Our life today is much more indulged. We are never far from an endless stream of movies, tv shows and funny cat videos. In the same way that being “too busy” has become a badge of honor for many people, the idea has spread that life is not worth living unless you are entertained every free minute. Most of the people I know are completely at a loss if they are cut off from the internet. They are like a trapped animal ready to chew its leg off to escape.

So am I some sort of masochist bent on inflicting pain on myself by intentionally allowing boredom? Quite the opposite. I have discovered that I need time to process information. We need to “let our mind wander” to give our subconscious freedom to make associations and connect the dots as Steve Jobs put it. A major part of creativity is being open and receptive to ideas, to what if? questions, to seeing things in different ways. I believe it is nearly impossible to do this when we are immersed in the noise of modern life.

Being bored is a great motivator. It may force us to pick up a notebook and write, or pick up a camera and shoot aimlessly, or pick up a tool and start making something. Something will come of this. The product we are making right now may not be great, but it is exercising our brain, it is allowing our creativity to flow, it is giving us the space to connect the dots. It may lead us to a place we never anticipated.
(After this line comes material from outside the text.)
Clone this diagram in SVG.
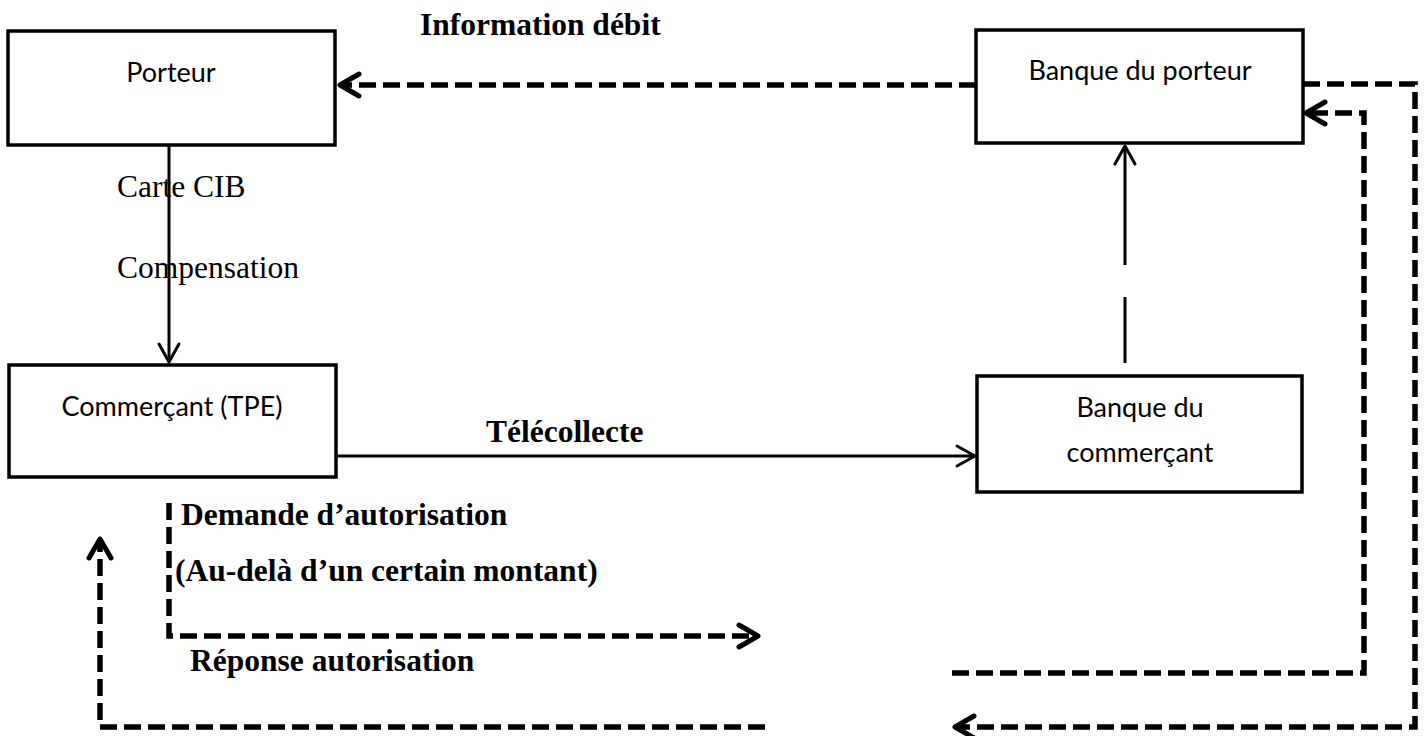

One of the exercises I do that is totally mysterious to most people is to turn the audio off when I am driving. Try it and you will find yourself locked up with your own thoughts. The boredom crashes in on you. Try driving across eastern Colorado or western Kansas with the radio off. The thought of it would make most people ready to chew their leg off. But if you are lucky, you come to accept it and realize the benefits it can release.

Being alone in your own head, without someone else’s programmed video or audio track to lead you, you think random thoughts. Unanticipated ideas come. You look back on things and forward to things and think about who you really are, what you have done, what you want to do. And if you are driving you spend time really looking around, actually seeing things, wondering about them. You can think “hey, I’ve never been that way; I wonder where that road goes?”. And you might even check it out.

One of my early guides in photography, John Shaw, said: We are surrounded by beauty and live in a world of wonder, if only we take the time to see what is all around us and permit ourselves to feel deeply and genuinely. In the smallest detail we might discover tranquil harmony, and in the largest expanse elation and joy. Thoreau said Most men live lives of quiet desperation.

I believe a way to break out of that desperation, to feel deeply and genuinely, is to practice boredom and let that lead us to a new place. A place where we are directing our own lives and thinking our own thoughts.

The image attached to this article would never have been found had I not put myself in a very boring place – and gotten lucky. Actually, it’s not just luck, but that’s another story.